Wednesday, June 26, 2013
Covered
Felt like I was walking through a night club full of people ...but they were all covered in a black oily tar. They kept reaching and touching me as I passed them. I couldn't hear the music but they danced and swayed and reached for me. As I walked, they let me pass but they touched my shoulders and arms wanting me to stay but not really stopping me. Still couldn't hear the music but it was a huge dance floor, dark, filled with these tar covered bodies dancing almost trance like. I felt some confusion as to why I was there but then I realized, I knew them. Familiar faces, people I've met or known, people I wanted to help. Them touching me was symbolizing something I couldn't really tell, but knowing that they weren't stopping me did tell me that it was ok that I couldn't save them. I think this walk on this dance floor is the stage of my life and not seeing the end of the dance floor tells me that my journey to meeting more people will never end and I guess I will not be able to save them all but they will leave a piece of them on me and I will know it's ok that I can't save them all.
Wednesday, June 5, 2013
Broke
That Saturday morning, I woke up uneasy, I was a little angry, like a frustrated type of anger. Nothing I did to center my soul worked. I went in the living room and sat in the lotus and I saw a wolf's head with a thick body almost bear like, fast and strong race up to my face, stared and growled at me then dashed off. His eyes and teeth were already red. That told me that it had already committed its crime and the blood was the blood of someone's spirit so I thought it was mine.
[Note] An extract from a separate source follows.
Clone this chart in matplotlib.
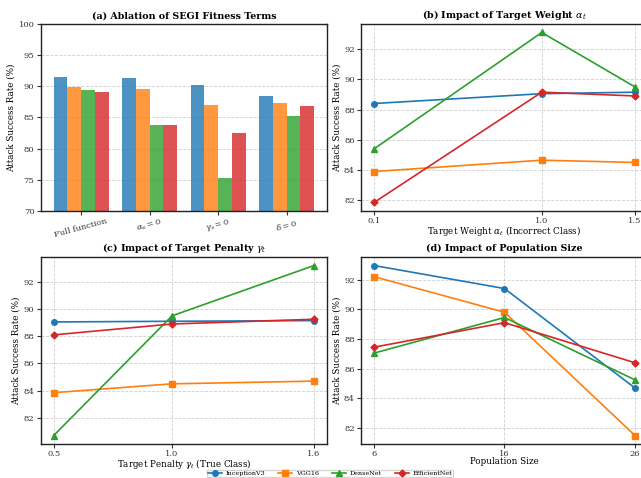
"""Four-panel ablation / sensitivity figure for SEGI attack success rates."""

import matplotlib

matplotlib.use("Agg")
import matplotlib.pyplot as plt  # noqa: E402
import numpy as np  # noqa: E402

plt.rcParams["font.family"] = "DejaVu Serif"
plt.rcParams["mathtext.fontset"] = "dejavuserif"

models = ["InceptionV3", "VGG16", "DenseNet", "EfficientNet"]
colors = ["tab:blue", "tab:orange", "tab:green", "tab:red"]
markers = ["o", "s", "^", "D"]

# (a) ablation bars
ablation_labels = ["Full function", r"$\alpha_s = 0$", r"$\gamma_s = 0$", r"$\delta = 0$"]
ablation = {
    "InceptionV3": [91.5, 91.3, 90.2, 88.4],
    "VGG16": [89.9, 89.6, 87.0, 87.3],
    "DenseNet": [89.4, 83.8, 75.3, 85.2],
    "EfficientNet": [89.1, 83.8, 82.5, 86.8],
}

# (b) target weight alpha_t
alpha_t = [0.1, 1.0, 1.5]
alpha_asr = {
    "InceptionV3": [88.4, 89.05, 89.15],
    "VGG16": [83.9, 84.65, 84.5],
    "DenseNet": [85.4, 93.1, 89.5],
    "EfficientNet": [81.85, 89.15, 88.9],
}

# (c) target penalty gamma_t
gamma_t = [0.5, 1.0, 1.6]
gamma_asr = {
    "InceptionV3": [89.05, 89.1, 89.15],
    "VGG16": [83.85, 84.5, 84.7],
    "DenseNet": [80.7, 89.5, 93.2],
    "EfficientNet": [88.1, 88.9, 89.25],
}

# (d) population size
pop_size = [6, 16, 26]
pop_asr = {
    "InceptionV3": [92.95, 91.4, 84.7],
    "VGG16": [92.2, 89.8, 81.5],
    "DenseNet": [87.05, 89.45, 85.25],
    "EfficientNet": [87.45, 89.1, 86.4],
}

TITLE_FS = 6.8
LABEL_FS = 6.3
TICK_FS = 6


def style(ax):
    ax.tick_params(labelsize=TICK_FS, colors="#333333", length=3, pad=1.5)
    for s in ax.spines.values():
        s.set_linewidth(1.0)
        s.set_color("#222222")


def line_panel(ax, xs, data, title, xlabel):
    for m, c, mk in zip(models, colors, markers):
        ax.plot(xs, data[m], color=c, marker=mk, ms=4 if mk != "D" else 3.5,
                lw=1.2, label=m)
    ax.set_xticks(xs)
    ax.set_xticklabels([str(x) for x in xs])
    ax.set_title(title, fontsize=TITLE_FS, fontweight="bold", pad=4)
    ax.set_xlabel(xlabel, fontsize=LABEL_FS, labelpad=-1)
    ax.set_ylabel("Attack Success Rate (%)", fontsize=LABEL_FS, labelpad=2)
    ax.grid(ls="--", color="#bbbbbb", alpha=0.7, lw=0.6)
    style(ax)


fig = plt.figure(figsize=(6.41, 4.78), dpi=100)
ax_a = fig.add_axes([0.0635, 0.5586, 0.4467, 0.3912])
ax_b = fig.add_axes([0.5632, 0.5586, 0.4477, 0.3912])
ax_c = fig.add_axes([0.0635, 0.0711, 0.4467, 0.3912])
ax_d = fig.add_axes([0.5632, 0.0711, 0.4477, 0.3912])

# (a)
x = np.arange(len(ablation_labels))
w = 0.2
for i, (m, c) in enumerate(zip(models, colors)):
    ax_a.bar(x + (i - 1.5) * w, ablation[m], w, color=c, alpha=0.8, label=m)
ax_a.set_ylim(70, 100)
ax_a.set_xticks(x)
ax_a.set_xticklabels(ablation_labels, rotation=15, fontsize=TICK_FS)
ax_a.set_ylabel("Attack Success Rate (%)", fontsize=LABEL_FS, labelpad=2)
ax_a.set_title("(a) Ablation of SEGI Fitness Terms", fontsize=TITLE_FS,
               fontweight="bold", pad=4)
ax_a.grid(axis="y", ls="--", color="#bbbbbb", alpha=0.7, lw=0.6)
ax_a.set_axisbelow(True)
style(ax_a)

line_panel(ax_b, alpha_t, alpha_asr, r"(b) Impact of Target Weight $\alpha_t$",
           r"Target Weight $\alpha_t$ (Incorrect Class)")
line_panel(ax_c, gamma_t, gamma_asr, r"(c) Impact of Target Penalty $\gamma_t$",
           r"Target Penalty $\gamma_t$ (True Class)")
line_panel(ax_d, pop_size, pop_asr, "(d) Impact of Population Size",
           "Population Size")

handles, labels = ax_b.get_legend_handles_labels()
fig.legend(handles, labels, loc="upper center", bbox_to_anchor=(0.515, 0.017),
           ncol=4, fontsize=4.6, frameon=True, handlelength=2.2,
           columnspacing=2.0, borderpad=0.1, handletextpad=0.6,
           borderaxespad=0, fancybox=False, edgecolor="#cccccc")

fig.savefig("out.png", dpi=100)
I went to work bewildered because I couldn't point a finger at anything in my life that was pulling my emotions in that direction with that kind of magnitude but I really could feel that my spirit was intact, just weighted down with something happening. As the day came to an end, it dawned on me, someone's spirit broke and it was eaten by that wolf-bear like creature. Someone I knew and it was too late to save them. It was a breaking I never felt before, a breaking that can leave someone hollow for the rest of their life, just darkness and death. So the question was, who? By Sunday evening I found out who it was. I never told them of the vision and that I knew from the day before because I knew right as it happened. Like I've been saying, I don't know what these images mean, why I'm the one seeing them, nor what is it that I'm supposed to do with them. I'm chained to this chair front row alone in the theater with my eyes forced open to watch all the performances.